Some other things we learned were not so fun. Since we have been sitting here on a mooring at this little marina in Puerto Escandido we have been using up water and power, etc. We decided to fill up our water tanks and our “jerry cans” with diesel before we take off. We sat at the dock filling our water tanks. We notice it seems to be taking a long time to fill up our port side tank. We begin to wonder how big it really is and joke about it filling our boat. Tim gets down inside the boat and starts looking and listening for leaks inside. And there it was. Filling up our bilge, the lower belly of the boat. That is what the bilge is for – catching leaks, but we were just pouring water into it. So we found out two VERY important things from this: our water tank has a pretty big leak, and our automatic bilge pump to remove the water, doesn’t work. Interesting. Well the pump does work if you turn it on, but not automatically if there is a leak. This will have to be fixed immediately when we get to La Paz, and based on the amount of water we were using on board, I would say we will want to fix our water tank too. What is that saying… BOAT stands for Break Out Another Thousand. Yup, we are experiencing a bit of that. But we are very happy to have figured these problems out right away, especially while Gary is on board to tell us what to do.

I can’t imagine ever trying to start this life at sea with no help or guidance. You would have to have a captain Ron or ease into the whole idea for years, which I suppose is the more practical way of going about this.

Arriving in Puerto Escandido

We made it to our destination! All the traveling to get here went pretty much as planned. We left Durango as early as possible and made it to our friend Gary’s in Copala a bit early. We gained an hour and didn’t realize it, so that really helped in the long run. We were able to tour his wonderful little home with the best view in Copala. We headed down to Mazatlan to catch the ferry. We were on the ferry for 18 hours including loading and unloading. It took a little getting used to the motion, but we were so tired from all the traveling that we just crashed. We napped for a couple hours, woke up for a couple more and went back to sleep. The ferry was nothing like the pictures online. I don’t know why I thought it would be… This is Mexico. It was a very small everywhere. There was a tiny cafeteria and “lounge” area with a ton of small recliners for people to sleep who did not have a cabin.

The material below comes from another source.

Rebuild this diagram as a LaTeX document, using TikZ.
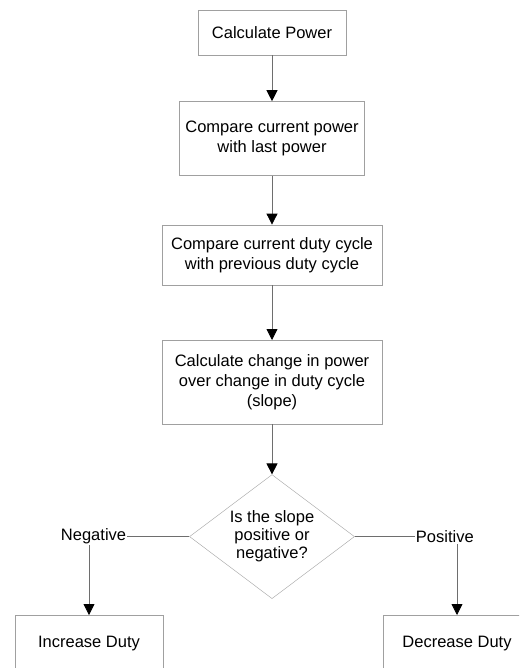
\documentclass[tikz,border=0pt]{standalone}
\usepackage{fontspec}
\setmainfont{Liberation Sans}
\usepackage{tikz}
\usetikzlibrary {arrows.meta,
                 positioning,
                 shapes.geometric}
\definecolor{boxgray}{RGB}{160,160,160}
\definecolor{linegray}{RGB}{110,110,110}
\tikzset{
        base/.style={draw=boxgray, align=center, inner sep=0pt,
                     font=\fontsize{16.5}{20}\selectfont},
        proc/.style={base, rectangle},
        test/.style={base, diamond, aspect=1.33,
                     minimum width=165pt, minimum height=124pt,
                     font=\fontsize{16.5}{18}\selectfont},
        lbl/.style={inner sep=1pt, font=\fontsize{16.5}{20}\selectfont},
        myarrow/.style={-{Triangle[length=11pt, width=11pt, color=black]},
                        draw=linegray, line width=0.8pt},
        myline/.style={draw=linegray, line width=0.8pt},
 }
\begin{document}
\begin{tikzpicture}[x=1pt, y=1pt]
    \path[use as bounding box, clip] (0,0) rectangle (519,-668);

    \node[proc, minimum width=148pt, minimum height=45pt] (a) at (272,-32.5) {Calculate Power};
    \node[proc, minimum width=185pt, minimum height=74pt, below=46pt of a] (b) {Compare current power\\with last power};
    \node[proc, minimum width=220pt, minimum height=60pt, below=49pt of b] (c) {Compare current duty cycle\\with previous duty cycle};
    \node[proc, minimum width=220pt, minimum height=84pt, below=55pt of c] (d) {Calculate change in power\\over change in duty cycle\\(slope)};
    \node[test, below=50pt of d] (e) {Is the slope\\positive or\\negative?};

    \node[lbl, left=62pt of e] (neg) {Negative};
    \node[lbl, right=60pt of e] (pos) {Positive};

    \node[proc, minimum width=148pt, minimum height=56pt, anchor=north] (f) at (89,-615) {Increase Duty};
    \node[proc, minimum width=148pt, minimum height=56pt, anchor=north] (g) at (457,-615) {Decrease Duty};

    \draw[myarrow] (a) -- (b);
    \draw[myarrow] (b) -- (c);
    \draw[myarrow] (c) -- (d);
    \draw[myarrow] (d) -- (e);

    \draw[myline] (e.west) -- (neg.east);
    \draw[myline] (e.east) -- (pos.west);
    \draw[myarrow] (f |- neg.south) -- (f);
    \draw[myarrow] (g |- pos.south) -- (g);
\end{tikzpicture}
\end{document}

Luckily we got a cabin. It wasn’t much to speak of, but it had a door, 3 tiny beds and a sink.

When we arrived in La Paz we and the car had to endure some light searching before we headed out to visit Shelly and Mike with La Paz yachts. They squared away some paperwork for us and let the sellers, Doug and Ann, know we were heading that way. We took a little longer than we should for lunch and visiting, so we knew we would be to our boat after sunset. A big no-no in Mexico. Tim “drove us into the land of no return” into the mountains in the dark. Although it wasn’t as bad as I expected like everything else down here.

We got to the dock to find the ponga (little boat) to take us out to the boat for our first night on it. We were driving around and around and the man began flashing his big spotlight on every boat to see which one we were to board, and none of them were it! I was thinking “Oh great it was stolen or floated away before we could get here! Of course I am a bit dramatic. We found it, boarded it and all was fine. Gary showed us how to turn on the lights. we poked around with what we could in the dark before we were so tired. Gary slept in the cockpit (outside near the wheel), which is a common practice for cruisers on a warm night. Tim slept on top of the cabin, a little less common, but had more breeze to keep cool, and I slept in the V-berth with the fan on blast. It was a pretty decent night of sleep except for my dream that we were just about to hit the trimaran in front of us.

Pictures are on their way… it is tough to get enough service to publish images.